Given material.
■ ■ ■ ■
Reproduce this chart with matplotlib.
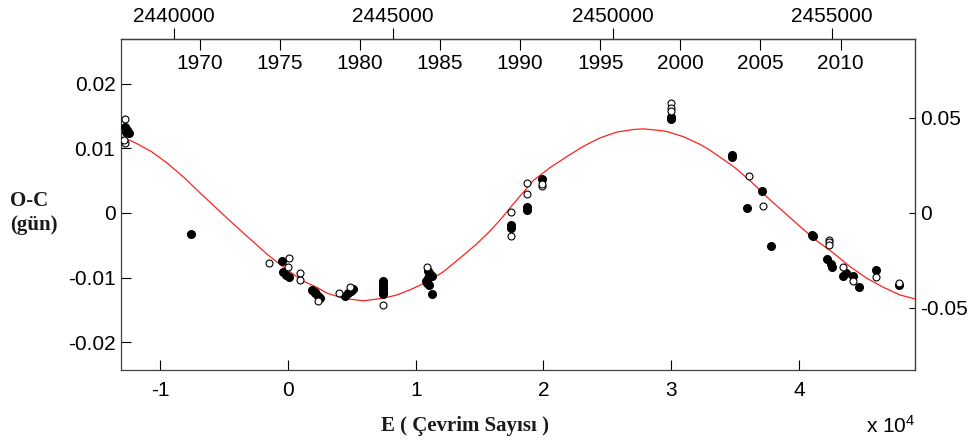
import matplotlib
matplotlib.use('Agg')
import matplotlib.pyplot as plt
from matplotlib.ticker import FuncFormatter

# cycle number E and O-C (days)
E_filled = [-12760, -12600, -12450, -12650, -7620,
            -450, -390, -160, 80,
            1880, 2110, 2350, 2500, 2090,
            4460, 4700, 4930, 5090,
            7410, 7410, 7410, 7410, 7410, 7410,
            10960, 11120, 10960, 10800, 11270, 11040, 11250, 10900,
            17460, 17460, 18680, 18680, 19910,
            29960, 29960, 34780, 34780,
            37130, 35950, 37780, 41120, 40990,
            42220, 42560, 42480, 43470, 43650, 44250, 44720, 46030, 47850]
OC_filled = [0.0133, 0.0128, 0.0123, 0.0125, -0.0033,
             -0.0074, -0.0091, -0.0096, -0.0099,
             -0.0119, -0.0124, -0.0128, -0.0131, -0.0122,
             -0.0128, -0.0124, -0.0121, -0.0117,
             -0.0106, -0.0110, -0.0114, -0.0118, -0.0122, -0.0126,
             -0.0090, -0.0094, -0.0100, -0.0105, -0.0097, -0.0111, -0.0126, -0.0108,
             -0.0019, -0.0024, 0.0009, 0.0005, 0.0052,
             0.0149, 0.0145, 0.0090, 0.0086,
             0.0034, 0.0007, -0.0051, -0.0036, -0.0034,
             -0.0071, -0.0083, -0.0079, -0.0097, -0.0093, -0.0097, -0.0114, -0.0088, -0.0111]

E_open = [-12760, -12760, -12800,
          -1490, 50, 0, 920, 920,
          2370, 4020, 4850, 7410, 10860,
          17460, 17460, 18680, 18680, 19910, 19910,
          29960, 29960, 29960,
          36090, 37160,
          42350, 42350, 42350,
          43420, 44250, 46030, 47850]
OC_open = [0.0146, 0.0108, 0.0112,
           -0.0078, -0.0069, -0.0083, -0.0093, -0.0104,
           -0.0137, -0.0124, -0.0115, -0.0142, -0.0083,
           0.0002, -0.0036, 0.0047, 0.0029, 0.0041, 0.0045,
           0.0170, 0.0163, 0.0157,
           0.0057, 0.0011,
           -0.0042, -0.0045, -0.0049,
           -0.0083, -0.0105, -0.0099, -0.0108]

# fitted curve, read at points along the red line
E_fit = [-13050, -12000, -10700, -9390, -8090, -6780, -5480, -4170, -2870, -1570,
         -260, 1040, 2350, 3030, 4330, 5890, 7460, 8510, 9550, 10860,
         12160, 13460, 14770, 15810, 16600, 17900, 19200, 20510, 21820, 23120,
         24420, 25730, 27030, 27810, 28860, 29640, 30940, 32250, 33030, 34860,
         36160, 37470, 38770, 40080, 41380, 42690, 43990, 45300, 46600, 47910,
         49080]
OC_fit = [0.0118, 0.0109, 0.0095, 0.0076, 0.0054, 0.0029, 0.0005, -0.0019, -0.0042, -0.0065,
          -0.0085, -0.0104, -0.0116, -0.0124, -0.0132, -0.0136, -0.0132, -0.0127, -0.0119, -0.0107,
          -0.0091, -0.0070, -0.0048, -0.0028, -0.0011, 0.0020, 0.0050, 0.0070, 0.0087, 0.0103,
          0.0116, 0.0125, 0.0129, 0.0130, 0.0128, 0.0126, 0.0118, 0.0106, 0.0097, 0.0072,
          0.0050, 0.0025, 0.0002, -0.0021, -0.0043, -0.0062, -0.0083, -0.0101, -0.0115, -0.0127,
          -0.0133]

x_ticks = [-10000, 0, 10000, 20000, 30000, 40000]
y_ticks = [-0.02, -0.01, 0, 0.01, 0.02]
right_ticks = [-0.05, 0, 0.05]
jd_ticks = [2440000, 2445000, 2450000, 2455000]
year_ticks = [1970, 1975, 1980, 1985, 1990, 1995, 2000, 2005, 2010]

T0 = 2442599.0
P = 0.29126
RSCALE = 3.405

plt.rcParams['font.family'] = ['Liberation Sans', 'DejaVu Sans']
plt.rcParams['font.size'] = 15
plt.rcParams['axes.unicode_minus'] = False
plt.rcParams['mathtext.default'] = 'regular'

fig = plt.figure(figsize=(9.71, 4.44), dpi=100)
ax = fig.add_axes([121/971, 74/444, 794/971, 331/444])

ax.plot(E_fit, OC_fit, color='#ff2020', lw=0.9, zorder=2)
ax.plot(E_filled, OC_filled, 'o', color='black', ms=5.5, zorder=3)
ax.plot(E_open, OC_open, 'o', mfc='white', mec='black', mew=0.8, ms=5, zorder=4)

ax.set_xlim(-13070, 49080)
ax.set_ylim(-0.0243, 0.0269)
ax.set_xticks(x_ticks)
ax.set_yticks(y_ticks)
ax.xaxis.set_major_formatter(FuncFormatter(lambda v, p: '%g' % (v / 1e4)))
ax.yaxis.set_major_formatter(FuncFormatter(lambda v, p: '%g' % round(v, 4)))
ax.tick_params(axis='x', direction='in', length=7, pad=8)
ax.tick_params(axis='y', direction='in', length=7, pad=4)
for s in ax.spines.values():
    s.set_color('#404040')
    s.set_linewidth(0.9)

# right axis
ry = ax.secondary_yaxis('right', functions=(lambda y: y * RSCALE, lambda y: y / RSCALE))
ry.set_yticks(right_ticks)
ry.yaxis.set_major_formatter(FuncFormatter(lambda v, p: '%g' % round(v, 4)))
ry.tick_params(direction='in', length=4, pad=4)

# top: JD axis and calendar years
def e2jd(e):
    return T0 + P * e

def jd2e(jd):
    return (jd - T0) / P

def e2yr(e):
    return 2000 + (T0 + P * e - 2451545.0) / 365.25

def yr2e(y):
    return ((y - 2000) * 365.25 + 2451545.0 - T0) / P

tj = ax.secondary_xaxis('top', functions=(e2jd, jd2e))
tj.set_xticks(jd_ticks)
tj.xaxis.set_major_formatter(FuncFormatter(lambda v, p: '%d' % round(v)))
tj.tick_params(direction='out', length=8, pad=1.5)

ty = ax.secondary_xaxis('top', functions=(e2yr, yr2e))
ty.set_xticks(year_ticks)
ty.xaxis.set_major_formatter(FuncFormatter(lambda v, p: '%d' % round(v)))
ty.tick_params(direction='in', length=8, pad=-24.5)

fig.text(10/971, 1 - 213/444, 'O-C\n(gün)', ha='left', va='center', family='Liberation Serif',
         fontweight='bold', fontsize=15, linespacing=1.25, color='#1a1a1a')
fig.text(465/971, 1 - 426/444, 'E ( Çevrim Sayısı )', ha='center', va='center',
         family='Liberation Serif', fontweight='bold', fontsize=15, color='#1a1a1a')
fig.text(915/971, 1 - 426/444, r'x 10$^4$', ha='right', va='center', fontsize=15)

fig.savefig('out.png', dpi=100)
■ ■ ■ ■
Set task.
From the first line above to the line containing "from matplotlib.ticker import FuncFormatter", repeat each line exactly. Pictures stay out.

Reply to the exercise.
Reproduce this chart with matplotlib.
import matplotlib
matplotlib.use('Agg')
import matplotlib.pyplot as plt
from matplotlib.ticker import FuncFormatter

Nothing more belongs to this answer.